As I was preparing a talk I stumbled on this one quote by Thomas Merton that really struck my heart and made me pause. “For me to be a saint, means to be myself.” No way. It can’t be that simple. As I looked deeper into other saints, they continued to say that same message over and over again. St. Catherine of Sienna says “be who God created you to be and you will set the world on fire.” St. Therese of Lisieux also prayed “Jesus help me to simplify my life by learning what you want me to be and becoming that person.” It really IS that simple.
Go back to the story of creation for a moment. God created us in HIS image and likeness (Genesis 1:27). However, this isn’t just already in us, but it is something we have to become.
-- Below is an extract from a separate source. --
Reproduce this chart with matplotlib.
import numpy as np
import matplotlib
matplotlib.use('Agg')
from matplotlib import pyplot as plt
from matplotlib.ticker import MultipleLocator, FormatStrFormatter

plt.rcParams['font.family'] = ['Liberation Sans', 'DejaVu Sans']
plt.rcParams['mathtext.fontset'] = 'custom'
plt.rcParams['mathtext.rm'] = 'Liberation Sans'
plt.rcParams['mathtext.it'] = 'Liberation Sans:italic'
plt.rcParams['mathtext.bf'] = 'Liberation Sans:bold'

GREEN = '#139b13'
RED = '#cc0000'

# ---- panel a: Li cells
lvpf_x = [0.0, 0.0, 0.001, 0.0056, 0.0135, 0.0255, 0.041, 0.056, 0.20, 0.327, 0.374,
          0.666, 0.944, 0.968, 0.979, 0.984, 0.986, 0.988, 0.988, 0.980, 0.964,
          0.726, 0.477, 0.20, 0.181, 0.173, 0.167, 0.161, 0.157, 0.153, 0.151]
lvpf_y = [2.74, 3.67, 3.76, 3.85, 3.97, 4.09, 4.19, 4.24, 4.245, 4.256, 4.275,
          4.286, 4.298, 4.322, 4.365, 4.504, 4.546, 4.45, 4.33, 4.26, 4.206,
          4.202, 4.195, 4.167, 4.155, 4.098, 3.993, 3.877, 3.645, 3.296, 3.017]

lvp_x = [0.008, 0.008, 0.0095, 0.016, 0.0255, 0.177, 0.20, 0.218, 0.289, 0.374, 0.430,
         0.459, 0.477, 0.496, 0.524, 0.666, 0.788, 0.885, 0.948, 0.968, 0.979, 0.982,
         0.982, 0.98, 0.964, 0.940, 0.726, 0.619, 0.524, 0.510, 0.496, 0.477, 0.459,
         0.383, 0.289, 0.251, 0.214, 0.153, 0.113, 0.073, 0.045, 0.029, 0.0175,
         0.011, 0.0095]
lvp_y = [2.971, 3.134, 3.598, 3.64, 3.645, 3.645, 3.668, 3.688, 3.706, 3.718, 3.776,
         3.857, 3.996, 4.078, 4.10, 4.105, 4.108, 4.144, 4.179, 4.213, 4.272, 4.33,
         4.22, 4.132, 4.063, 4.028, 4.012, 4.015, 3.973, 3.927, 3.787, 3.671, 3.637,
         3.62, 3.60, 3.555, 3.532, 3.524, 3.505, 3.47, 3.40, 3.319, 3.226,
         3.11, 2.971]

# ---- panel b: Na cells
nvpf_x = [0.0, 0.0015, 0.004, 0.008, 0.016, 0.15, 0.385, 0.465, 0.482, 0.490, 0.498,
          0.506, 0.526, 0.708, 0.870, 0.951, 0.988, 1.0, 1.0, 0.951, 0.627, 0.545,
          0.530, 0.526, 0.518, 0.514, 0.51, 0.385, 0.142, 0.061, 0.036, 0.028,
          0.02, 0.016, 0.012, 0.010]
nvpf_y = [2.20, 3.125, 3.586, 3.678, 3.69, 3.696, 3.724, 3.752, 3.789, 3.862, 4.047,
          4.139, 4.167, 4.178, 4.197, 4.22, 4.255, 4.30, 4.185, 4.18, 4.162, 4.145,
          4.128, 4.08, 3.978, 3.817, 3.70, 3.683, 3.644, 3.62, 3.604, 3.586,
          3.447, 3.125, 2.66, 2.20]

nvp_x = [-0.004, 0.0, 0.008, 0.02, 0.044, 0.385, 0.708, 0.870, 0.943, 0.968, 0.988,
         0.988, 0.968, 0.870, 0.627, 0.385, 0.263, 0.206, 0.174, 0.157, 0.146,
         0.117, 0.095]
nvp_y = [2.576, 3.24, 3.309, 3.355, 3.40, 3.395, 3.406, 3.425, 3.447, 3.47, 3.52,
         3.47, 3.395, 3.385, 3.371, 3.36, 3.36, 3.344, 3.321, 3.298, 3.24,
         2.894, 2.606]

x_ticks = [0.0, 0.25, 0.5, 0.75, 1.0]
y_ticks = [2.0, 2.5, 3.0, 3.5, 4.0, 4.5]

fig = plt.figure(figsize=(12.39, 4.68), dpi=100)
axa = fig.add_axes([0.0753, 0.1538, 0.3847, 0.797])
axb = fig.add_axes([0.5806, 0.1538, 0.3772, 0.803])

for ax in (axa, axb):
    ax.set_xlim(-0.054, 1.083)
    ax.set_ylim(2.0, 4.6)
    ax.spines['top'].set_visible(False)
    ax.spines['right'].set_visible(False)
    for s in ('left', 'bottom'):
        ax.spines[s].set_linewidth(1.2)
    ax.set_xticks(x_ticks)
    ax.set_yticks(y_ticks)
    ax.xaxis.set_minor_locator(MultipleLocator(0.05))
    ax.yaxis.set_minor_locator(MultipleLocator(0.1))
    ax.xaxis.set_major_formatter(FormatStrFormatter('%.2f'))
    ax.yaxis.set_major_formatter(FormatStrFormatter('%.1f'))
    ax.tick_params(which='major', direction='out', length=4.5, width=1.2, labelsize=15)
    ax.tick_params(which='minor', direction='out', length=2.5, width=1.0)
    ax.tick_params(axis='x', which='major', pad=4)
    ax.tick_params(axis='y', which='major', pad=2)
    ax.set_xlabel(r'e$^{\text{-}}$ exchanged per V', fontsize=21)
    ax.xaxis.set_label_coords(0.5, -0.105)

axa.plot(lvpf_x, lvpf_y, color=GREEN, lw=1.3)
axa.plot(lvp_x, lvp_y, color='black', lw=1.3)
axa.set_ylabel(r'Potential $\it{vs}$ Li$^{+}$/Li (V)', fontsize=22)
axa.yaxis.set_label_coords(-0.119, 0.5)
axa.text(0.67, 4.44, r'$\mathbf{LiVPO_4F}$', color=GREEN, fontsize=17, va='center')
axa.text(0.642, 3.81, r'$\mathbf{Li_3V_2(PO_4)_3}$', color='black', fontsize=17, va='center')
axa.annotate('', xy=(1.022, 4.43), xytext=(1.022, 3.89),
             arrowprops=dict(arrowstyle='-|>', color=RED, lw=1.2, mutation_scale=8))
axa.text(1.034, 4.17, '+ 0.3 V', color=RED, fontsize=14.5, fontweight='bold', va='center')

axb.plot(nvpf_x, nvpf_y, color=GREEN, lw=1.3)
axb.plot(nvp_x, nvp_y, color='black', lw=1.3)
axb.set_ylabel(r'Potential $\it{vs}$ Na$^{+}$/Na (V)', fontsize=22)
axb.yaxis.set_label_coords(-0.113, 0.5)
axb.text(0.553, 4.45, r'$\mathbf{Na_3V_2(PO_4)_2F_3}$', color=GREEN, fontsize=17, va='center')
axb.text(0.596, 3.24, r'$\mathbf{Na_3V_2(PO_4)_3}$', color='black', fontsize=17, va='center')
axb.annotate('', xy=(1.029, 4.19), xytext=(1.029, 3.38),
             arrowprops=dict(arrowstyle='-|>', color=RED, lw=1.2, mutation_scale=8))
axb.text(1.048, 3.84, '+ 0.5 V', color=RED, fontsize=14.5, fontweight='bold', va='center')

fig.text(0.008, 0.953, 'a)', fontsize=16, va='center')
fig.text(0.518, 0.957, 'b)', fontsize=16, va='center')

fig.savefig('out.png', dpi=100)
God is constantly making us in His image, and re-creating us to His image since the fall. If the image of God is so central to our purpose and being, it essentially means that to live and be as images of God we are to live and be as our true selves.
We fall into all these patterns of overcomplicating things, especially when it comes to our faith. If we take a look at the saints, they all have one thing in common. They SIMPLY lived their life as the person God created them to be, and they truly embraced what that meant. We don’t need to become someone else in order to reach sainthood. We all were given different strengths and qualities which are unique to us, and God wants to use those in different ways. This is why you didn’t see St. Augustine fulfilling the same mission as St. Mother Teresa. They were different persons with two different missions, but they both lived a life of sainthood when they embraced who they truly were and the mission God called them to.
When we align our will with God’s will, we are able to become our true selves and live a life…as a saint. It’s as simple as that.